My current Starblazer campaign is even more of a "subway". The PCs are on the edge of local space, trying to find Earth. The technology of their 2nd Empire starship is such that it can travel at hyperspeed through conventional space, where traveling from one star to another can take weeks. But they can also travel through 2-space, which can shorten their trips to mere days; only 2-space is like a network of tunnels: a given star might link to 1, 2, 4, or more other stars through 2-space, but to get to specific star B from specific star A you might need to pass by a number of systems along the way. Of course, my players go on 2-space, meaning that there's a framework to where they travel in the stellar region and what they encounter. They decide which direction they head, but they have pointers on where to go that's easier than other places, and that's where the action leads.

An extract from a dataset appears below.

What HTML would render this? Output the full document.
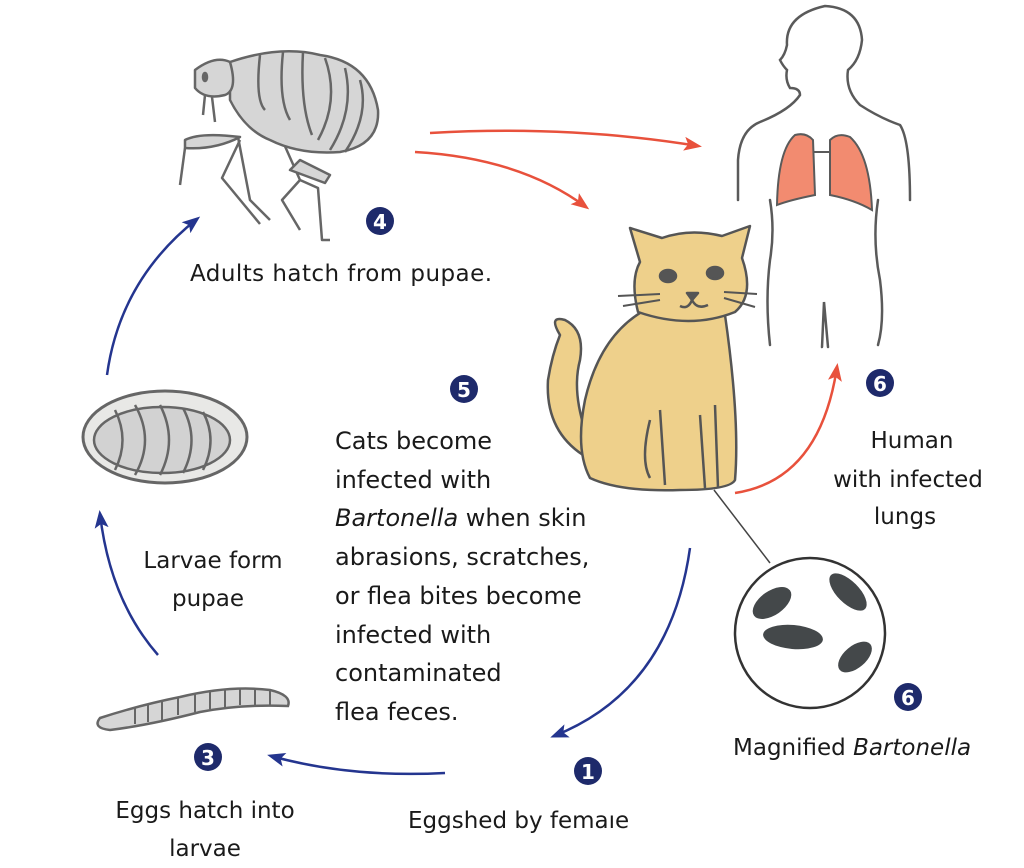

So yes, as much as I love the Sandbox in theory; I think in practice a good sandbox often needs some roads. If that's built into the setting (like it is in my Starblazer game) that might be more elegant, but I think that even in a situation like my Mystara campaign, where the "roads" were really through a slight bit of GM-intervention, that's not something to look down upon if it avoids your player characters slogging through four sessions worth of do-nothing forest-hexes.


(Originally Posted July 14, 2010)


  1. Very interesting. It reminds me of Hill Cantons and point-crawls, although apparently you wrote about "subways" first:

    In any case, I'm a fan of this technique; I think I would always allow players to go off the grid, provided they do so on purpose (i.e., not just stumbling around).

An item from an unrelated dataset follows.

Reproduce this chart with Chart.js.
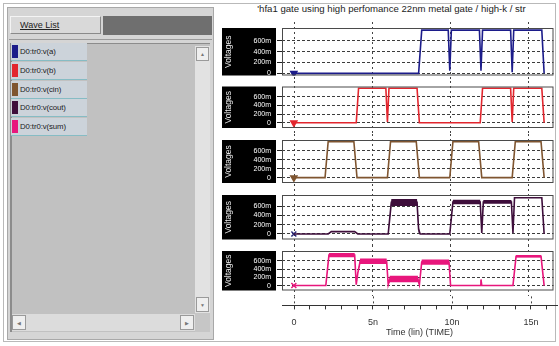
<!DOCTYPE html>
<html>
<head>
<meta charset="utf-8">
<script src="https://cdn.jsdelivr.net/npm/chart.js@4.4.1/dist/chart.umd.min.js"></script>
<style>
  html, body { margin: 0; padding: 0; background: #fff; }
  body { width: 559px; height: 346px; position: relative; overflow: hidden;
         font-family: "Liberation Sans", Arial, sans-serif; }
  .abs { position: absolute; box-sizing: border-box; }
  canvas { position: absolute; left: 220px; }
  .item { position: absolute; left: 11px; width: 76px; height: 18px; background: #ccd3da;
          border-bottom: 1px solid #86bcc4; font-size: 7.8px; color: #1a1a1a; line-height: 18px;
          padding-left: 9px; box-sizing: border-box; letter-spacing: -0.1px; }
  .item i { position: absolute; left: 1px; top: 2px; width: 6px; height: 13px; }
  .btn { position: absolute; background: #efefef; border: 1px solid #9a9a9a; box-sizing: border-box;
         font-size: 5px; color: #777; text-align: center; }
</style>
</head>
<body>
<div class="abs" style="left:3px;top:3px;width:553px;height:339px;border:1px solid #b9b9b9;"></div>

<!-- wave list panel -->
<div class="abs" style="left:7px;top:7px;width:207px;height:333px;background:#d5d5d5;border:1px solid #a8a8a8;"></div>
<div class="abs" style="left:10px;top:16px;width:91px;height:18px;background:#d9d9d9;border:1px solid;border-color:#f4f4f4 #8a8a8a #8a8a8a #f4f4f4;font-size:9px;line-height:16px;padding-left:9px;color:#222;"><u>Wave List</u></div>
<div class="abs" style="left:103px;top:16px;width:109px;height:19px;background:#6f6f6f;"></div>
<div class="abs" style="left:9px;top:39px;width:203px;height:1px;background:#9a9a9a;"></div>
<div class="abs" style="left:10px;top:43px;width:200px;height:289px;background:#c1c1c1;border-left:2px solid #8c8c8c;border-top:1px solid #8c8c8c;"></div>

<div id="items"></div>

<div class="abs" style="left:195px;top:46px;width:15px;height:267px;background:#e2e2e2;"></div>
<div class="btn" style="left:196px;top:47px;width:13px;height:14px;line-height:13px;">&#9650;</div>
<div class="btn" style="left:196px;top:297px;width:13px;height:15px;line-height:14px;">&#9660;</div>
<div class="abs" style="left:12px;top:314px;width:183px;height:17px;background:#dcdcdc;"></div>
<div class="btn" style="left:12px;top:315px;width:14px;height:15px;line-height:14px;">&#9664;</div>
<div class="btn" style="left:180px;top:315px;width:14px;height:15px;line-height:14px;">&#9654;</div>
<div class="abs" style="left:195px;top:313px;width:15px;height:19px;background:#c6c6c6;"></div>

<!-- plot title -->
<div class="abs" style="left:222px;top:3px;width:339px;text-align:center;font-size:9.6px;color:#222;white-space:nowrap;">'hfa1 gate using high perfomance 22nm metal gate / high-k / str</div>

<canvas id="cAxis" width="339" height="88" style="top:250px"></canvas>
<canvas id="cA" width="339" height="59" style="top:22px"></canvas>
<canvas id="cB" width="339" height="53" style="top:81px"></canvas>
<canvas id="cCin" width="339" height="55" style="top:134px"></canvas>
<canvas id="cCout" width="339" height="56" style="top:189px"></canvas>
<canvas id="cSum" width="339" height="51" style="top:245px"></canvas>

<script>
// wave list
const signalNames = ['D0:tr0:v(a)', 'D0:tr0:v(b)', 'D0:tr0:v(cin)', 'D0:tr0:v(cout)', 'D0:tr0:v(sum)'];
const signalColors = ['#1c1c8a', '#e2262e', '#7f5530', '#3e0e3b', '#e8167c'];

// time axis, ns
const timeMin = -0.76;
const timeMax = 16.65;
const timeTicks = [0, 1, 2, 3, 4, 5, 6, 7, 8, 9, 10, 11, 12, 13, 14, 15, 16];
const timeMajor = [0, 5, 10, 15];
const timeLabels = ['0', '5n', '10n', '15n'];

// voltage axis, V
const voltMin = -0.12;
const voltMinA = -0.04;
const voltMax = 0.84;
const voltTicks = [0, 0.2, 0.4, 0.6];

// waveforms (time in ns, volts)
const aTime = [0, 8.0, 8.2, 9.9, 10.0, 10.1, 11.9, 12.0, 12.1, 13.9, 14.0, 14.1, 15.9, 16.05];
const aVolt = [0, 0, 0.8, 0.8, 0.05, 0.8, 0.8, 0.05, 0.8, 0.8, 0.02, 0.8, 0.8, 0];

const bTime = [0, 4.0, 4.15, 5.9, 6.0, 6.1, 7.9, 8.05, 11.95, 12.1, 13.9, 14.0, 14.1, 15.9, 16.05];
const bVolt = [0, 0, 0.8, 0.8, 0.02, 0.8, 0.8, 0, 0, 0.8, 0.8, 0.02, 0.8, 0.8, 0];

const cinTime = [0, 2.0, 2.2, 3.85, 4.05, 6.0, 6.2, 7.85, 8.05, 10.0, 10.2, 11.85, 12.05, 14.0, 14.2, 15.85, 16.05];
const cinVolt = [0, 0, 0.8, 0.8, 0, 0, 0.8, 0.8, 0, 0, 0.8, 0.8, 0, 0, 0.8, 0.8, 0];

const coutTime = [0, 2.2, 2.4, 3.9, 4.1, 6.05, 6.25, 7.9, 8.0, 8.1, 10.0, 10.2, 11.95, 12.05, 12.15, 13.95, 14.05, 14.15, 15.9, 16.05];
const coutVolt = [0, 0, 0.05, 0.05, 0, 0, 0.68, 0.68, 0.1, 0, 0, 0.69, 0.69, 0.02, 0.69, 0.69, 0.02, 0.78, 0.78, 0];
const coutNoise = [0, 0, 0, 0, 0, 0, 0.15, 0.15, 0.15, 0, 0, 0.1, 0.1, 0, 0.08, 0.08, 0, 0, 0, 0];

const sumTime = [0, 2.05, 2.25, 3.9, 4.0, 4.1, 4.25, 5.95, 6.05, 6.15, 7.95, 8.05, 8.2, 9.95, 10.05, 11.95, 12.0, 12.05, 14.05, 14.25, 15.85, 16.05];
const sumVolt = [0, 0, 0.74, 0.74, 0.02, 0.3, 0.59, 0.59, 0.02, 0.16, 0.16, 0.02, 0.57, 0.57, 0, 0, 0.15, 0, 0, 0.71, 0.71, 0];
const sumNoise = [0, 0, 0.1, 0.1, 0, 0, 0.13, 0.13, 0, 0.16, 0.16, 0, 0.13, 0.13, 0, 0, 0, 0, 0, 0.06, 0.06, 0];

// list entries
const items = document.getElementById('items');
signalNames.forEach((name, i) => {
  const d = document.createElement('div');
  d.className = 'item';
  d.style.top = (43 + i * 18.8) + 'px';
  d.innerHTML = '<i style="background:' + signalColors[i] + '"></i>' + name;
  items.appendChild(d);
});

// black label block, frame and the time markers that run through the gaps
const scopeFrame = {
  id: 'scopeFrame',
  beforeDraw(chart, args, opts) {
    const { ctx, chartArea: a, scales } = chart;
    ctx.save();
    if (opts.block) {
      ctx.fillStyle = '#000';
      ctx.fillRect(2, a.top, a.left - 8, a.bottom - a.top);
    }
    ctx.strokeStyle = '#444';
    ctx.lineWidth = 1;
    ctx.setLineDash([2, 3]);
    timeMajor.forEach(t => {
      const x = Math.round(scales.x.getPixelForValue(t)) + 0.5;
      ctx.beginPath();
      ctx.moveTo(x, opts.block ? 0 : a.bottom - opts.gap);
      ctx.lineTo(x, opts.block ? chart.height : a.bottom);
      ctx.stroke();
    });
    ctx.restore();
  },
  afterDraw(chart, args, opts) {
    if (!opts.block) return;
    const { ctx, chartArea: a } = chart;
    ctx.save();
    ctx.strokeStyle = '#4a4a4a';
    ctx.lineWidth = 1;
    ctx.strokeRect(a.left + 0.5, a.top + 0.5, a.right - a.left - 1, a.bottom - a.top - 1);
    ctx.restore();
  }
};

function toPoints(t, v, noise, sign) {
  return t.map((x, i) => ({ x: x, y: v[i] + (noise ? sign * noise[i] / 2 : 0) }));
}

function waveChart(id, t, v, noise, color, marker, yMin, padTop, padBottom) {
  const sets = [];
  if (noise) {
    sets.push({ data: toPoints(t, v, noise, 1), borderWidth: 0, pointRadius: 0, fill: false });
    sets.push({ data: toPoints(t, v, noise, -1), borderWidth: 0, pointRadius: 0, fill: '-1', backgroundColor: color });
  }
  sets.push({ data: toPoints(t, v), borderColor: color, borderWidth: 1.6, pointRadius: 0, fill: false });
  sets.push({
    data: [{ x: t[0], y: v[0] }], showLine: false,
    pointStyle: marker.style, rotation: marker.rot || 0, pointRadius: 3.5,
    borderColor: marker.color, backgroundColor: marker.color, borderWidth: 1.5
  });

  return new Chart(document.getElementById(id), {
    type: 'line',
    data: { datasets: sets },
    options: {
      responsive: false,
      animation: false,
      events: [],
      layout: { padding: { top: padTop, bottom: padBottom, left: 0, right: 2 } },
      plugins: { legend: { display: false }, tooltip: { enabled: false }, scopeFrame: { block: true } },
      scales: {
        x: { type: 'linear', min: timeMin, max: timeMax, display: false },
        y: {
          min: yMin, max: voltMax,
          afterBuildTicks: s => { s.ticks = voltTicks.map(v => ({ value: v })); },
          afterFit: s => { s.width = 62; s.paddingTop = 0; s.paddingBottom = 0; },
          ticks: {
            color: '#fff', padding: 6, font: { size: 7, family: 'Liberation Sans' },
            callback: v => v === 0 ? '0' : Math.round(v * 1000) + 'm'
          },
          title: { display: true, text: 'Voltages', color: '#eee', padding: { top: 4, bottom: 0 },
                   font: { size: 8.5, family: 'Liberation Sans' } },
          grid: { color: '#3c3c3c', lineWidth: 1, tickLength: 5, tickColor: '#222' },
          border: { display: false, dash: [3, 2] }
        }
      }
    },
    plugins: [scopeFrame]
  });
}

waveChart('cA', aTime, aVolt, null, signalColors[0], { style: 'triangle', rot: 180, color: signalColors[0] }, voltMinA, 6, 2);
waveChart('cB', bTime, bVolt, null, signalColors[1], { style: 'triangle', rot: 180, color: signalColors[1] }, voltMin, 3, 6);
waveChart('cCin', cinTime, cinVolt, null, signalColors[2], { style: 'triangle', rot: 180, color: signalColors[2] }, voltMin, 6, 6);
waveChart('cCout', coutTime, coutVolt, coutNoise, signalColors[3], { style: 'crossRot', color: '#2a2a7a' }, voltMin, 6, 5);
waveChart('cSum', sumTime, sumVolt, sumNoise, signalColors[4], { style: 'crossRot', color: signalColors[4] }, voltMin, 6, 0);

// shared time axis under the panes (tall canvas so the axis box gets enough room)
new Chart(document.getElementById('cAxis'), {
  type: 'line',
  data: { datasets: [] },
  options: {
    responsive: false,
    animation: false,
    events: [],
    layout: { padding: { top: 0, bottom: 0, left: 62, right: 2 } },
    plugins: { legend: { display: false }, tooltip: { enabled: false }, scopeFrame: { block: false, gap: 9 } },
    scales: {
      x: {
        type: 'linear', min: timeMin, max: timeMax,
        afterBuildTicks: s => { s.ticks = timeTicks.map(v => ({ value: v })); },
        ticks: {
          color: '#333', padding: 8, maxRotation: 0, autoSkip: false,
          font: { size: 9, family: 'Liberation Sans' },
          callback: v => { const k = timeMajor.indexOf(v); return k < 0 ? '' : timeLabels[k]; }
        },
        title: { display: true, text: 'Time (lin) (TIME)', color: '#333', padding: { top: -9, bottom: 0 },
                 font: { size: 9, family: 'Liberation Sans' } },
        grid: { drawOnChartArea: false, tickLength: 4, tickColor: '#333' },
        border: { display: true, color: '#333', width: 1 }
      },
      y: { display: false }
    }
  },
  plugins: [scopeFrame]
});
</script>
</body>
</html>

  2. Interestingly, all my different players crave for a structuralized adventuring. Whenever I tried to run sandbox games it ended badly, once on a verge of mutiny. I think part of it is a problem of a medium itself, as RPGs are terrible in imprinting fine innuendos and clues which typically get glossed over or get forgotten by the next session unless there is unusually vigilant and dedicated chronicler in a group. Also I think that players (well, mine at least) expect sort of immersive story with obstacles to be overcome but are leery of directionless freedom and sense that "God is not in the house". I actually never remember any of them complaining about railroading in either mine or other GMs stories unless it was particularly bad case of "you can do this only this and no other way because I wrote so". So yeah, what you call "subway" approach is probably sort of a sweet spot for most of my friends.

    1. The way I handled Sandboxes was like Grand Theft Auto. The players worked for an Earl that gave them jobs but outside of that just about everyone had something they needed help with and the players could pick and choose to take those or not. Gradually they built up relations with a temple or Inn and I worked in additional adventures dealing with these new friends (or enemies).

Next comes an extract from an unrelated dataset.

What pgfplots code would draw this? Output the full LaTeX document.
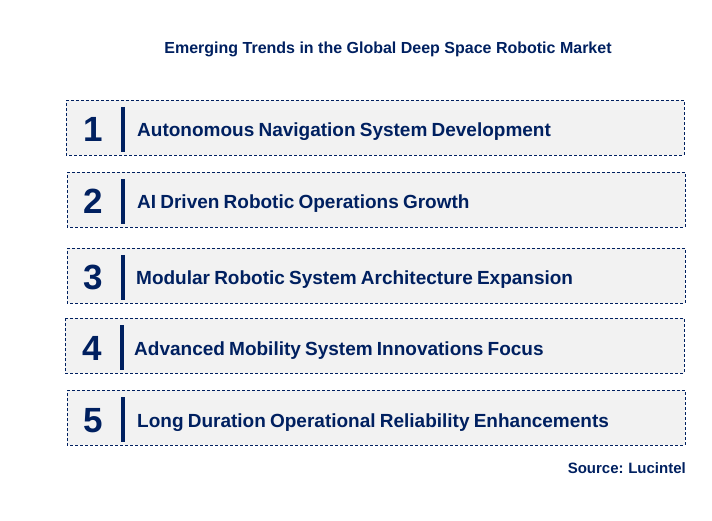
\documentclass[border=0pt]{standalone}
\usepackage{pgfplots}
\pgfplotsset{compat=1.18}
\usepackage{fontspec}
\setmainfont{Liberation Sans}
\definecolor{navy}{HTML}{002060}
\definecolor{boxfill}{HTML}{F2F2F2}
\newcommand{\lab}{\fontsize{19}{19}\selectfont\bfseries\spaceskip=0.22em plus 0.05em minus 0.05em\relax}
\newcommand{\num}{\fontsize{35}{35}\selectfont\bfseries}
\newcommand{\src}{\fontsize{15}{15}\selectfont\bfseries\spaceskip=0.22em plus 0.05em minus 0.05em\relax}
\begin{document}
\begin{tikzpicture}
\path[use as bounding box] (0,0) rectangle (712pt,521pt);
\begin{axis}[
  at={(0,0)}, anchor=south west,
  scale only axis, width=712pt, height=521pt,
  xmin=0, xmax=712, ymin=0, ymax=521, y dir=reverse,
  hide axis, clip=false,
]
% boxes
\addplot[fill=boxfill, draw=navy, dash pattern=on 3pt off 2pt, line width=0.8pt] coordinates {(66,100)(684,100)(684,155)(66,155)} -- cycle;
\addplot[fill=boxfill, draw=navy, dash pattern=on 3pt off 2pt, line width=0.8pt] coordinates {(67,172)(685,172)(685,227)(67,227)} -- cycle;
\addplot[fill=boxfill, draw=navy, dash pattern=on 3pt off 2pt, line width=0.8pt] coordinates {(67,248)(685,248)(685,303)(67,303)} -- cycle;
\addplot[fill=boxfill, draw=navy, dash pattern=on 3pt off 2pt, line width=0.8pt] coordinates {(65,318)(684,318)(684,373)(65,373)} -- cycle;
\addplot[fill=boxfill, draw=navy, dash pattern=on 3pt off 2pt, line width=0.8pt] coordinates {(67,390)(685,390)(685,445)(67,445)} -- cycle;
% separator bars
\addplot[draw=navy, line width=4pt] coordinates {(123,107)(123,152)};
\addplot[draw=navy, line width=4pt] coordinates {(123,179)(123,224)};
\addplot[draw=navy, line width=4pt] coordinates {(123,255)(123,300)};
\addplot[draw=navy, line width=4pt] coordinates {(122,325)(122,370)};
\addplot[draw=navy, line width=4pt] coordinates {(123,397)(123,442)};
% numbers
\node[text=navy, font=\num, anchor=base, inner sep=0pt] at (axis cs:93.5,142) {1};
\node[text=navy, font=\num, anchor=base, inner sep=0pt] at (axis cs:93.5,214) {2};
\node[text=navy, font=\num, anchor=base, inner sep=0pt] at (axis cs:93.5,290) {3};
\node[text=navy, font=\num, anchor=base, inner sep=0pt] at (axis cs:92.5,360) {4};
\node[text=navy, font=\num, anchor=base, inner sep=0pt] at (axis cs:93.5,432) {5};
% labels
\node[text=navy, anchor=base west, inner sep=0pt, font=\lab] at (axis cs:137,137) {Autonomous Navigation System Development};
\node[text=navy, anchor=base west, inner sep=0pt, font=\lab] at (axis cs:137,209) {AI Driven Robotic Operations Growth};
\node[text=navy, anchor=base west, inner sep=0pt, font=\lab] at (axis cs:136,285) {Modular Robotic System Architecture Expansion};
\node[text=navy, anchor=base west, inner sep=0pt, font=\lab] at (axis cs:134,355) {Advanced Mobility System Innovations Focus};
\node[text=navy, anchor=base west, inner sep=0pt, font=\lab] at (axis cs:137,427) {Long Duration Operational Reliability Enhancements};
% title and source
\node[text=navy, anchor=base, inner sep=0pt, font=\fontsize{16}{16}\selectfont\bfseries] at (axis cs:388,54) {Emerging Trends in the Global Deep Space Robotic Market};
\node[text=navy, anchor=base east, inner sep=0pt, font=\src] at (axis cs:686,473) {Source: Lucintel};
\end{axis}
\end{tikzpicture}
\end{document}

  3. What's an "RC D&D" game? The one for folks who don't want to shell out the big bucks for Coke or Pepsi?

    Personally I like Canada Dry ginger ale over any cola...

  4. I think this is the way I've planned most of my sessions... however a warning. I've seen at least a few people use the word "subway" the word to mean "railroading where you can't see where you are even going". Some may already attribute horrible things to that word :-) although you're description using the word makes complete sense.